Attending Mass on Sunday morning can be a great source of spiritual renewal for Catholic families. We have found it to be an opportunity to shed any negative experiences and energies of the week before by directly participating with the faith community in the hymns, prayers, and sacraments of the Church. This transforms and rejuvenates us on so many levels.
Before Kids – After Kids
However, when we became parents, our relationship to Mass changed. Bringing our children to Mass each week made it harder to concentrate on the liturgy. Some weeks we were fortunate enough to stay in the pew but other weeks we chose to sit in the “crying room.” For any who aren’t familiar with the term, a crying room is an area in most churches where families can take their kids when they are too noisy or disruptive.
Still in the Crying Room?
We knew that with four rambunctious and energetic kids we would have to spend some time there. But as our kids got older, we expected that our days in the “crying room” would be coming to an end. However, in our case there was a catch. Our daughter Danielle has autism and her behaviors made it difficult to attend Mass as a family. When you are the parents of a child with autism, you find that the light at the end of the tunnel doesn’t always materialize as soon as you think it should. We began to wonder if our family would be in the crying room forever! We wanted to go to Mass as a family. We wanted to sit together in the pew with the rest of the parishioners without the plexiglass window of the crying room separating us from what was happening. After all, we had more than done our required time.
Father Knows Best
So we came up with what we thought would be a good solution. We went to our pastor and explained that from then on we would attend Mass separately so one of us could stay home with Danielle. We thought this would allow our family to join the rest of the parish in the pews without being disruptive to everyone else. Fortunately, Father Phil knew better and told us this was a bad idea. He said that we should attend Mass together as a family in the pew and not worry so much about what others were thinking.
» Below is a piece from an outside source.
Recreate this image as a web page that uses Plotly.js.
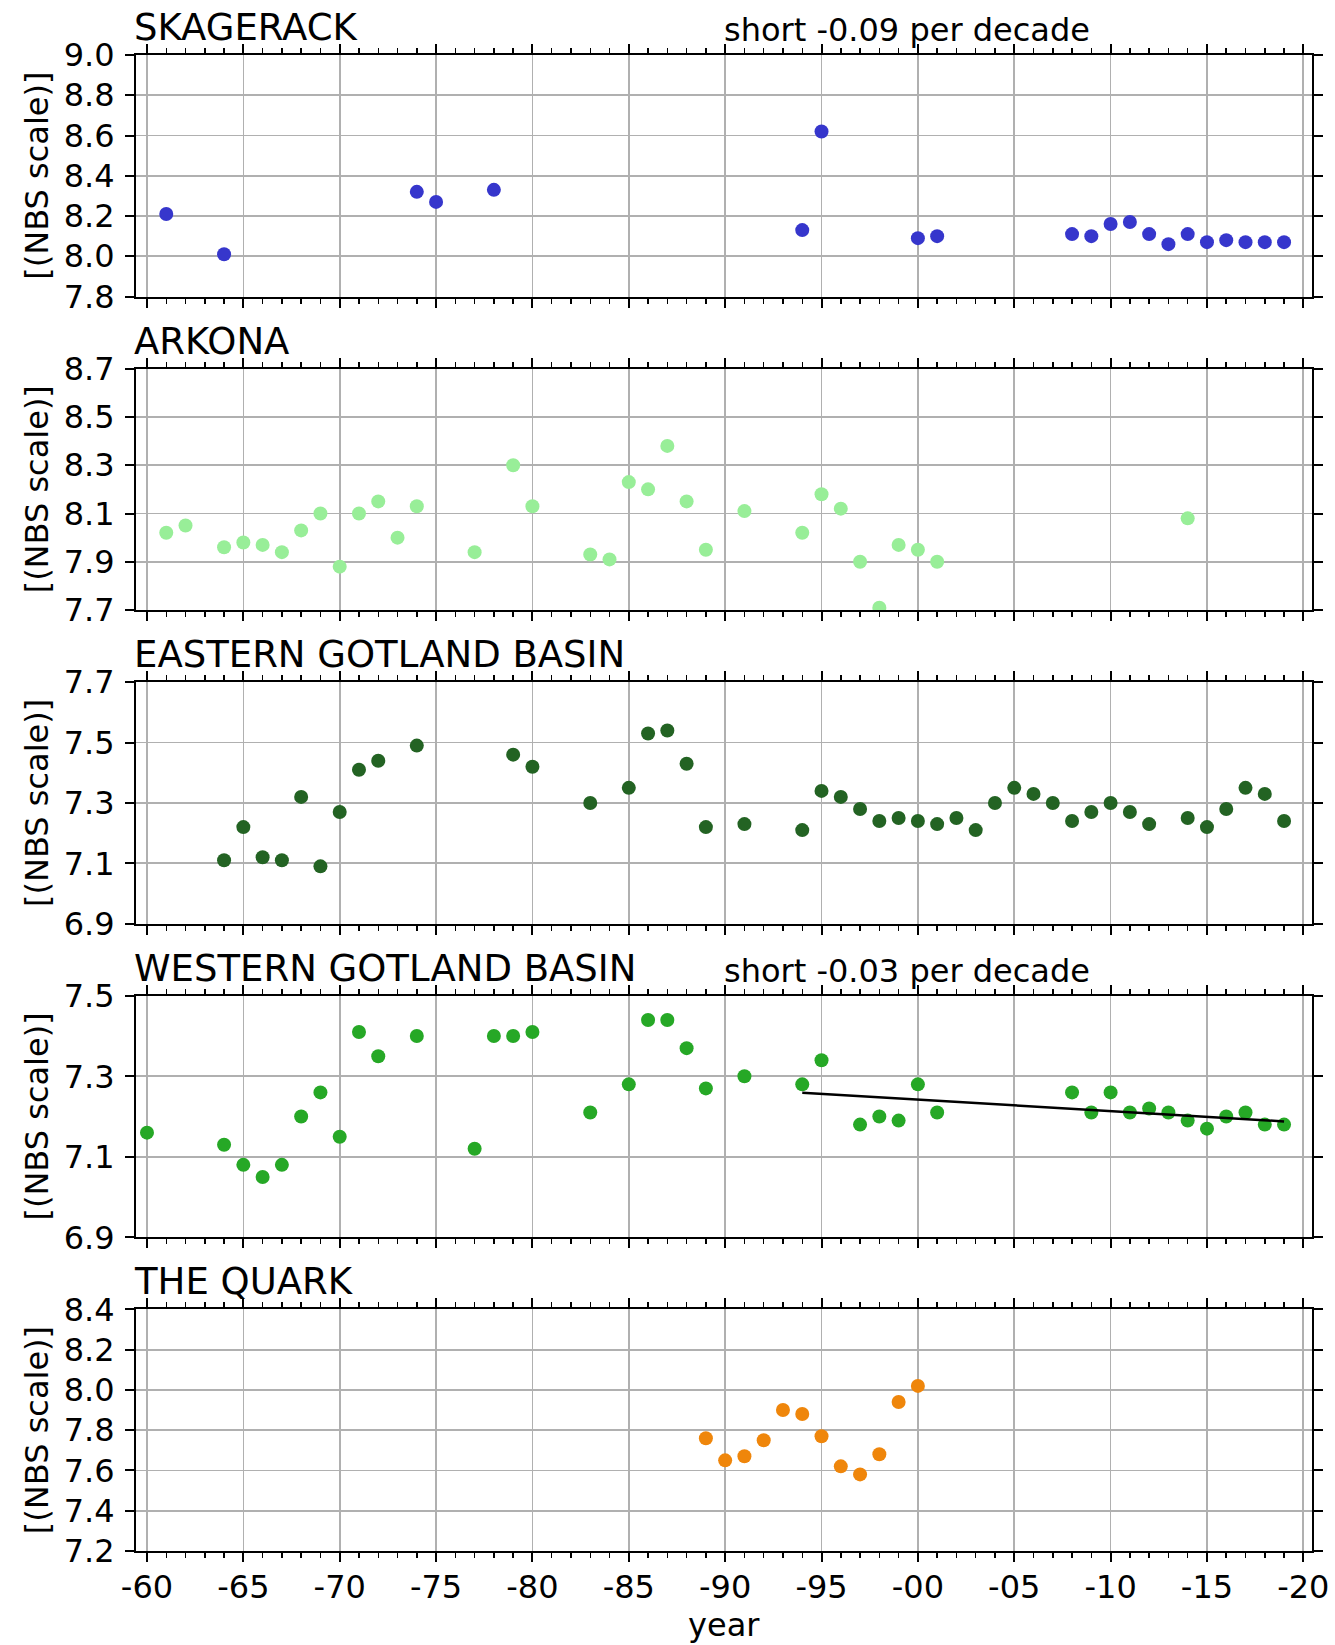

We are glad he did! We found that we could enjoy Mass again when we took Father’s advice and stopped worrying so much about Danielle’s behavior. Furthermore, because we took her to church regularly, her behavior gradually improved. Of course there’s still the need to be flexible and use courtesy and common sense. If she is having more difficulty we take her out temporarily, but we always return after a few minutes so she doesn’t learn to act up as a way to get out of Mass. There are good days and bad days, but on the whole she has learned to not only sit through the Mass but to actively and reverently participate in it. She stands, sits and kneels at the appropriate time, puts our family’s envelope in the collection basket, and extends her hand to others for the Sign of Peace. Most importantly, she receives Holy Communion regularly and kneels to pray when she returns to the pew.
Our children are now in high school and college. Our days in the crying room are thankfully long past. We have learned the value of attending Mass as a family. It is our genuine hope that other parents of children with special needs find they can participate in the Mass too!